__TASK DETAILS__:
Print the listing from its top line through the line containing "return (H - B - py) / PH", nothing more, and leave out the pictures.

__PROVIDED DATA__:
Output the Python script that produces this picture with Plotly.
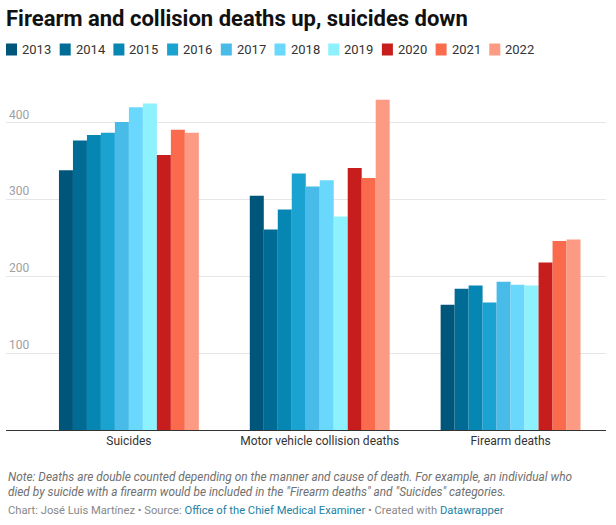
import plotly.graph_objects as go

categories = ["Suicides", "Motor vehicle collision deaths", "Firearm deaths"]
years = ["2013", "2014", "2015", "2016", "2017", "2018", "2019", "2020", "2021", "2022"]
suicides = [338, 377, 384, 387, 401, 420, 425, 358, 391, 387]
collisions = [305, 261, 287, 334, 317, 325, 278, 341, 328, 430]
firearms = [163, 184, 188, 166, 193, 189, 188, 218, 246, 248]
colors = ["#00557a", "#006c96", "#0687b3", "#1aa2d0", "#48bbe8",
          "#6ad7fc", "#8ef1fe", "#c71e1d", "#fa6a4d", "#fd9a84"]

W, H = 616, 525
L, R, T, B = 6, 10, 92, 95
PW, PH = W - L - R, H - T - B


def px_x(px):
    # pixel x -> paper x
    return (px - L) / PW


def px_y(py):
    # pixel y -> paper y
    return (H - B - py) / PH


fig = go.Figure()
for i, year in enumerate(years):
    fig.add_trace(go.Bar(
        x=categories,
        y=[suicides[i], collisions[i], firearms[i]],
        name=year,
        marker=dict(color=colors[i], line=dict(width=0)),
        showlegend=False,
    ))

# hand-made legend row, Datawrapper style
for i, year in enumerate(years):
    x0 = 6 + i * 53.7
    fig.add_shape(
        type="rect", xref="paper", yref="paper",
        x0=px_x(x0), x1=px_x(x0 + 11), y0=px_y(55.5), y1=px_y(43.5),
        fillcolor=colors[i], line=dict(width=0),
    )
    fig.add_annotation(
        xref="paper", yref="paper", x=px_x(x0 + 14), y=px_y(49.5),
        xanchor="left", yanchor="middle", showarrow=False,
        text=year, font=dict(size=13, color="#333333"),
    )

fig.update_layout(
    width=W, height=H,
    barmode="group", bargap=0.267, bargroupgap=0,
    plot_bgcolor="white", paper_bgcolor="white",
    font=dict(family="Roboto", size=12, color="#333333"),
    margin=dict(l=L, r=R, t=T, b=B, autoexpand=False),
    showlegend=False,
    title=dict(
        text="<b>Firearm and collision deaths up, suicides down</b>",
        x=6 / W, xanchor="left", xref="container",
        y=1 - 18 / H, yanchor="middle", yref="container",
        font=dict(family="Roboto", size=22, color="#111111"),
    ),
    xaxis=dict(
        range=[-0.644, 2.5], showline=True, linecolor="#333333", linewidth=1,
        showgrid=False, ticks="", tickfont=dict(size=12, color="#333333"),
        fixedrange=True,
    ),
    yaxis=dict(
        range=[0, 440], tickvals=[100, 200, 300, 400],
        showgrid=True, gridcolor="#e6e6e6", gridwidth=1,
        zeroline=False, ticklabelposition="inside top",
        tickfont=dict(size=12, color="#a0a0a0"), fixedrange=True,
    ),
)

fig.add_annotation(
    xref="paper", yref="paper", x=0, y=px_y(468), xanchor="left", yanchor="top",
    align="left", showarrow=False,
    text=("<i>Note: Deaths are double counted depending on the manner and cause of death. "
          "For example, an individual who<br>died by suicide with a firearm would be included "
          "in the \"Firearm deaths\" and \"Suicides\" categories.</i>"),
    font=dict(size=11.85, color="#707070"),
)
fig.add_annotation(
    xref="paper", yref="paper", x=0, y=px_y(502), xanchor="left", yanchor="top",
    align="left", showarrow=False,
    text=("Chart: José Luis Martínez • Source: "
          "<span style='color:#1d81a2'>Office of the Chief Medical Examiner</span>"
          " • Created with <span style='color:#1d81a2'>Datawrapper</span>"),
    font=dict(size=11.2, color="#888888"),
)

# drop the browser's default body margin so the chart sits at the page corner
fig.write_html("out.html", config={"displayModeBar": False},
               post_script="document.body.style.margin = '0';")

__THE RESPONSE__:
Output the Python script that produces this picture with Plotly.
import plotly.graph_objects as go

categories = ["Suicides", "Motor vehicle collision deaths", "Firearm deaths"]
years = ["2013", "2014", "2015", "2016", "2017", "2018", "2019", "2020", "2021", "2022"]
suicides = [338, 377, 384, 387, 401, 420, 425, 358, 391, 387]
collisions = [305, 261, 287, 334, 317, 325, 278, 341, 328, 430]
firearms = [163, 184, 188, 166, 193, 189, 188, 218, 246, 248]
colors = ["#00557a", "#006c96", "#0687b3", "#1aa2d0", "#48bbe8",
          "#6ad7fc", "#8ef1fe", "#c71e1d", "#fa6a4d", "#fd9a84"]

W, H = 616, 525
L, R, T, B = 6, 10, 92, 95
PW, PH = W - L - R, H - T - B


def px_x(px):
    # pixel x -> paper x
    return (px - L) / PW


def px_y(py):
    # pixel y -> paper y
    return (H - B - py) / PH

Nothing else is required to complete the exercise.